— START Data entries —

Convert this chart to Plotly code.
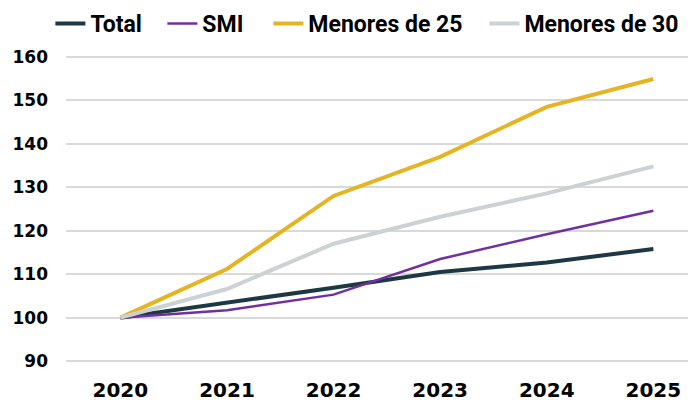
import plotly.graph_objects as go

years = [2020, 2021, 2022, 2023, 2024, 2025]
total = [100, 103.4, 106.9, 110.5, 112.7, 115.8]
smi = [100, 101.7, 105.3, 113.5, 119.2, 124.6]
menores25 = [100, 111.2, 128.0, 137.0, 148.5, 154.9]
menores30 = [100, 106.6, 117.0, 123.2, 128.6, 134.8]
y_ticks = [90, 100, 110, 120, 130, 140, 150, 160]

series = [
    ("Total", total, "#1e3843", 4, "legend", 0.0609),
    ("SMI", smi, "#7030a0", 2.5, "legend2", 0.2218),
    ("Menores de 25", menores25, "#e4b423", 4, "legend3", 0.3741),
    ("Menores de 30", menores30, "#ccd2d4", 4, "legend4", 0.6845),
]

fig = go.Figure()
legends = {}
for name, vals, color, w, lg, lx in series:
    fig.add_trace(go.Scatter(x=years, y=vals, name=name, mode="lines", legend=lg,
                             line=dict(color=color, width=w)))
    legends[lg] = dict(orientation="h", xref="container", yref="paper",
                       x=lx, y=1.135, xanchor="left", yanchor="top",
                       bgcolor="rgba(0,0,0,0)",
                       font=dict(family="Roboto", size=23, weight="bold", color="#000000"),
                       itemwidth=30, itemclick=False)

fig.update_layout(
    width=696, height=404,
    margin=dict(l=58, r=8, t=38, b=40, autoexpand=False),
    paper_bgcolor="white", plot_bgcolor="white",
    showlegend=True,
    font=dict(family="DejaVu Sans", color="#000000"),
    **legends,
)
fig.update_xaxes(range=[2019.49, 2025.40], tickvals=years, ticktext=[str(y) for y in years],
                 showgrid=False, zeroline=False, showline=False, ticks="", automargin=False,
                 tickfont=dict(family="DejaVu Sans", size=20, weight="bold", color="#000000"),
                 ticklabelstandoff=4)
fig.update_yaxes(range=[87.5, 162.5], tickvals=y_ticks, automargin=False,
                 showgrid=True, gridcolor="#d9d9d9", gridwidth=1.5, zeroline=False, showline=False,
                 ticks="", tickfont=dict(family="DejaVu Sans", size=17, weight="bold", color="#000000"),
                 ticklabelstandoff=17)

fig.write_html("out.html")
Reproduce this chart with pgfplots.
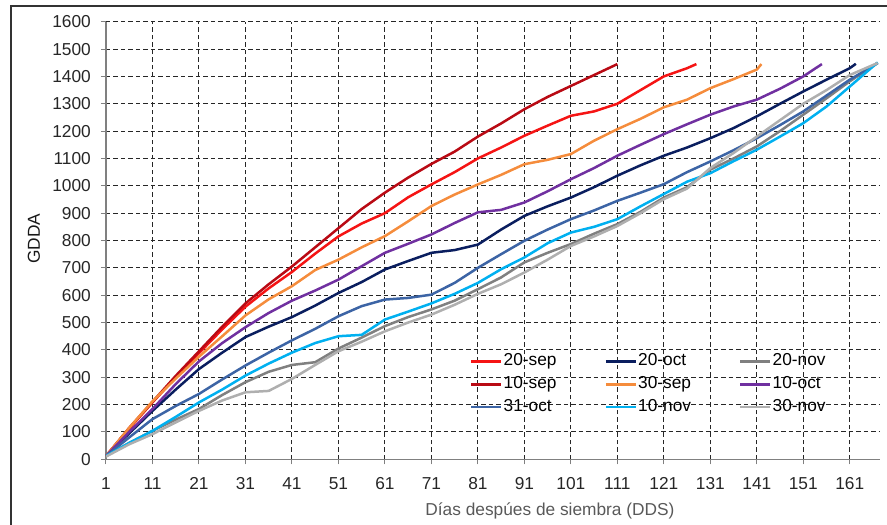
\documentclass[border=0pt]{standalone}
\usepackage{fontspec}
\setmainfont{Liberation Sans}
\usepackage{pgfplots}
\pgfplotsset{compat=1.18}
\definecolor{cSepA}{RGB}{245,20,20}
\definecolor{cSepB}{RGB}{185,10,20}
\definecolor{cSepC}{RGB}{245,140,60}
\definecolor{cOctA}{RGB}{112,48,160}
\definecolor{cOctB}{RGB}{10,30,95}
\definecolor{cOctC}{RGB}{60,100,165}
\definecolor{cNovA}{RGB}{0,176,240}
\definecolor{cNovB}{RGB}{128,128,128}
\definecolor{cNovC}{RGB}{175,175,175}
\newcommand{\lf}{\fontsize{17.3}{20.5}\selectfont}
\begin{document}
\begin{tikzpicture}
\begin{axis}[
  at={(0pt,0pt)}, anchor=south west,
  scale only axis, width=774pt, height=437.6pt,
  xmin=1, xmax=167.5, ymin=0, ymax=1600,
  xtick={1,11,...,161}, ytick={0,100,...,1600},
  axis x line*=bottom, axis y line*=left,
  axis line style={black!50, line width=1.5pt},
  tick align=outside, major tick length=5pt,
  tick style={black!50, line width=1pt},
  grid=major,
  major grid style={black!85, line width=1pt, dash pattern=on 4.5pt off 3pt},
  /pgf/number format/assume math mode=true,
  /pgf/number format/1000 sep={},
  ticklabel style={font=\lf, text=black!85},
  yticklabel style={anchor=east, inner sep=0pt, xshift=-10pt},
  xticklabel style={anchor=base, inner sep=0pt, yshift=-25.5pt},
  xlabel={Días despúes de siembra (DDS)},
  xlabel style={font=\lf, text=black!65, at={(axis description cs:0.5736,-0.1273)}, anchor=base},
  ylabel={GDDA},
  ylabel style={font=\lf, text=black!90, at={(axis description cs:-0.0853,0.5046)}, anchor=base},
  legend columns=3,
  legend style={at={(axis description cs:0.4703,0.245)}, anchor=north west, draw=none, fill=none,
    inner sep=0pt, font=\lf, row sep=4.4pt,
    nodes={inner sep=1pt, text height=12.4pt, text depth=4pt, anchor=west}},
  legend image code/.code={\draw[#1, line width=2.5pt] (0pt,0pt) -- (30pt,0pt);},
  every axis plot/.append style={line width=2.5pt, line join=round},
]
% 20-sep
\addplot[cSepA] coordinates {(1,12)(6,112)(11,208)(16,300)(21,388)(26,475)(31,558)(36,625)(41,685)(46,752)(51,815)(56,862)(61,900)(66,958)(71,1005)(76,1050)(81,1100)(86,1140)(91,1183)(96,1220)(101,1256)(106,1272)(111,1300)(116,1350)(121,1400)(126,1430)(128,1445)};
\addlegendentry{\makebox[100pt][l]{20-sep}}
% 20-oct
\addplot[cOctB] coordinates {(1,12)(6,95)(11,177)(16,255)(21,330)(26,390)(31,447)(36,485)(41,520)(46,562)(51,608)(56,648)(61,694)(66,725)(71,755)(76,765)(81,785)(86,840)(91,890)(96,925)(101,957)(106,995)(111,1037)(116,1075)(121,1110)(126,1140)(131,1174)(136,1211)(141,1254)(146,1300)(151,1345)(156,1388)(161,1430)(162.3,1446)};
\addlegendentry{\makebox[100pt][l]{20-oct}}
% 20-nov
\addplot[cNovB] coordinates {(1,12)(6,60)(11,104)(16,145)(21,184)(26,235)(31,282)(36,320)(41,345)(46,355)(51,405)(56,445)(61,487)(66,520)(71,548)(76,580)(81,622)(86,665)(91,720)(96,755)(101,787)(106,825)(111,860)(116,905)(121,957)(126,995)(131,1059)(136,1100)(141,1144)(146,1200)(151,1260)(156,1320)(161,1382)(167,1449)};
\addlegendentry{20-nov}
% 10-sep
\addplot[cSepB] coordinates {(1,12)(6,115)(11,210)(16,305)(21,395)(26,485)(31,570)(36,640)(41,705)(46,775)(51,845)(56,915)(61,975)(66,1030)(71,1080)(76,1125)(81,1180)(86,1228)(91,1280)(96,1325)(101,1365)(106,1405)(111,1445)};
\addlegendentry{\makebox[100pt][l]{10-sep}}
% 30-sep
\addplot[cSepC] coordinates {(1,12)(6,115)(11,212)(16,295)(21,375)(26,450)(31,526)(36,585)(41,633)(46,692)(51,730)(56,775)(61,816)(66,870)(71,926)(76,968)(81,1005)(86,1040)(91,1079)(96,1095)(101,1116)(106,1165)(111,1207)(116,1245)(121,1287)(126,1315)(131,1357)(136,1390)(141,1425)(142,1445)};
\addlegendentry{\makebox[100pt][l]{30-sep}}
% 10-oct
\addplot[cOctA] coordinates {(1,12)(6,100)(11,184)(16,275)(21,358)(26,425)(31,483)(36,535)(41,580)(46,617)(51,657)(56,706)(61,755)(66,788)(71,822)(76,864)(81,903)(86,912)(91,939)(96,980)(101,1024)(106,1065)(111,1110)(116,1150)(121,1189)(126,1225)(131,1260)(136,1290)(141,1315)(146,1355)(151,1400)(155,1445)};
\addlegendentry{10-oct}
% 31-oct
\addplot[cOctC] coordinates {(1,12)(6,80)(11,147)(16,195)(21,239)(26,292)(31,343)(36,390)(41,435)(46,477)(51,523)(56,560)(61,584)(66,590)(71,602)(76,645)(81,700)(86,750)(91,799)(96,840)(101,878)(106,910)(111,945)(116,975)(121,1006)(126,1050)(131,1089)(136,1130)(141,1174)(146,1222)(151,1272)(156,1330)(161,1388)(167,1449)};
\addlegendentry{\makebox[100pt][l]{31-oct}}
% 10-nov
\addplot[cNovA] coordinates {(1,12)(6,60)(11,104)(16,155)(21,208)(26,255)(31,306)(36,350)(41,390)(46,425)(51,450)(56,455)(61,511)(66,540)(71,570)(76,605)(81,645)(86,695)(91,738)(96,790)(101,829)(106,850)(111,878)(116,925)(121,970)(126,1015)(131,1046)(136,1090)(141,1132)(146,1180)(151,1229)(156,1290)(161,1363)(167,1451)};
\addlegendentry{\makebox[100pt][l]{10-nov}}
% 30-nov
\addplot[cNovC] coordinates {(1,10)(6,55)(11,92)(16,135)(21,177)(26,215)(31,245)(36,250)(41,294)(46,345)(51,395)(56,430)(61,468)(66,500)(71,529)(76,565)(81,605)(86,640)(91,683)(96,730)(101,780)(106,815)(111,853)(116,900)(121,951)(126,990)(131,1065)(136,1120)(141,1180)(146,1240)(151,1300)(156,1350)(161,1405)(167,1449)};
\addlegendentry{30-nov}
\end{axis}
\draw[line width=2.5pt, black!80] (-95pt,-120pt) rectangle (820pt,453.3pt);
\pgfresetboundingbox
\useasboundingbox (-106pt,-65.7pt) rectangle (781pt,459.3pt);
\end{tikzpicture}
\end{document}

— END Data entries —

- **Work to be completed**
Start at the top of the entries and repeat each line exactly, ending at the line that contains "y_ticks = [90, 100, 110, 120, 130, 140, 150, 160]". Pictures are not part of the copy.

- **Task solution**
Convert this chart to Plotly code.
import plotly.graph_objects as go

years = [2020, 2021, 2022, 2023, 2024, 2025]
total = [100, 103.4, 106.9, 110.5, 112.7, 115.8]
smi = [100, 101.7, 105.3, 113.5, 119.2, 124.6]
menores25 = [100, 111.2, 128.0, 137.0, 148.5, 154.9]
menores30 = [100, 106.6, 117.0, 123.2, 128.6, 134.8]
y_ticks = [90, 100, 110, 120, 130, 140, 150, 160]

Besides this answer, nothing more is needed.